Es
muy triste ver la realidad que se refleja fuera de nuestra casa, en las calles,
en la ciudad. Todos los días observo rostros inocentes que viven bajo esa
sombra de la pobreza y de la explotación, todos los días pequeñas criaturas
estiran la mano para pedirnos ayuda,
colaboración y para que hagamos posible que puedan comer ese día. Es difícil de
explicar la amargura y el mal sabor que me causa tener que contemplar estos
cuadros, saber que en nuestro país abunda la explotación de menores. Simplemente,
son niños víctimas del abuso de sus padres, que a diario y en condiciones
peligrosas, cambian los juguetes por llevar consigo una bolsita de caramelos que
deben vender por completo, y así ayudar a su familia que se encuentra en total miseria.
Me
lamenta tanto escuchar esas voces que piden colaboración, que sólo necesitan un
sol, percibir esa sensación de ternura e indignación a la vez.

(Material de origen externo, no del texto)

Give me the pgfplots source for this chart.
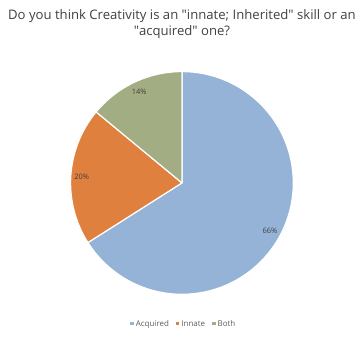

En mi mente y en
la de muchos, está la esperanza de algún día poder revertir esta situación, de
acabar con el trabajo infantil, que dejen de ser los niños los vendedores ambulantes
e incorporar a los padres al trabajo decente.
Yo
también fui niña, tengo ahora a dos hermanas menores que también lo son y se me
escarapela el cuerpo de tan sólo pensar que nosotras hubiésemos podido
atravesar en algún momento tal situación, pero gracias a Dios tenemos la dicha
de haber nacido en una familia muy bien constituida y que siempre se esforzó por darnos lo mejor.
Estos
pequeños, deberían reemplazar las pistas y las avenidas por las escuelas y cambiar
sus herramientas de trabajo, como las golosinas o los lustra zapatos, por los
cuadernos y los lapiceros; recibiendo así la educación que se merecen. Todo
esto, se lo deberían brindar sus padres.